Lobby tomorrow of government bedroom tax boss at national housing conference

Article published: Wednesday, June 26th 2013

A chief architect of the government’s workfare reforms, Baron David Freud, will be lobbied tomorrow by campaigners opposed to the hated Bedroom Tax ahead of his speech to  the national Housing 2013 conference held in Manchester.

Lord Freud. Photograph © CBI

Lord Freud. Photograph © CBI

The conference, organised by the Charted Institute of Housing, billed as “the biggest and best attended” affordable housing event in the UK and featuring landlords and housing professionals from across the country, has invited Lord Freud as a panel speaker on the topic, “Welfare reform – how do we make it work?”

Lord Freud, a former Financial Times journalist and investment banker, has been a key government social security advisor since first being appointed by Tony Blair in 2006 to head up a review of Britain’s welfare system.

He was made a Conservative Party Peer in 2009 and was appointed as the Coalition government’s welfare reform minister in May 2010. There he has been responsible for steering through workfare reforms, highly controversial disability benefit changes and policies such as the Tory-led government’s “bedroom tax” housing benefit cuts.

The tax, which slashes housing benefit for people in social housing by 14 per cent for having one spare room and 25 per cent for two or more, is hitting hundreds of thousands of families across Britain, including over 12,000 in Manchester.

The tax has been widely condemned as putting hundreds of thousands at risk of greater poverty. Pat, a Southways housing tenant in Manchester, said “I sold all my mum’s jewelry to pay the bedroom tax. But now its all gone. I am not paying anymore.”

Data obtained by the website False Economy from 107 local authorities has revealed 86,000 households have been forced to look for one bedroom homes – of which only 33,000 have become available in the last year. Fears of both mass homelessness and the bankruptcy of housing associations have been raised, with up to half of all tenants not paying the tax in some parts of the country according to trade magazine Inside Housing.

Another person affected, a single father from Gorton, said “‘I was homeless. They put me in a two bedroom flat. I told them that my teenage children come to stay with me. Now they say I’ve got to pay more. Well I have not got it!”
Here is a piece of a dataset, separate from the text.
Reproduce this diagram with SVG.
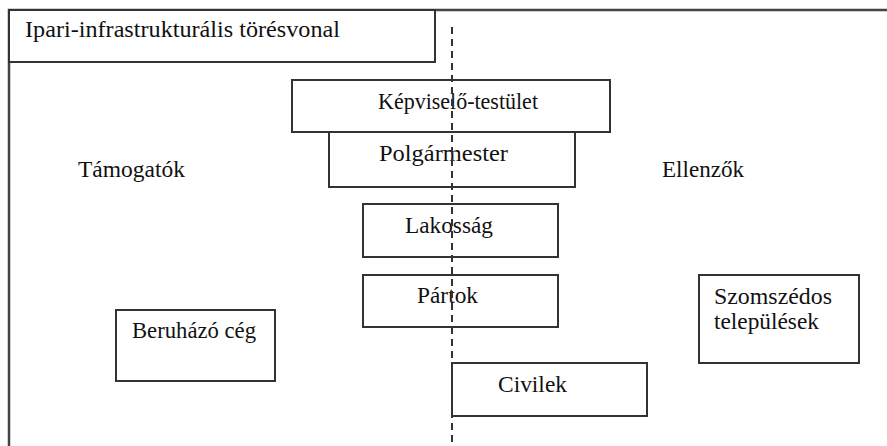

A Grandmother from Gorton said, “My son is serving in Afghanistan. The “spare rooms” in my house are not spare. When he comes home he stays with me. My six grandchildren come over and stay. Why should I now pay extra to live in my own home?”

Some local authorities such as Leeds have reclassified hundreds of houses as having fewer rooms in what has been seen as an attempt to circumvent the tax. But Lord Freud recently threatened against such a move in a letter to council chief executives, warning that “Where it is found that a local authority has redesignated properties without reasonable grounds and without reducing rents, my department would consider either restricting or not paying their housing benefit subsidy.”

The lobby will take place at 9am outside the Manchester Central Convention Complex.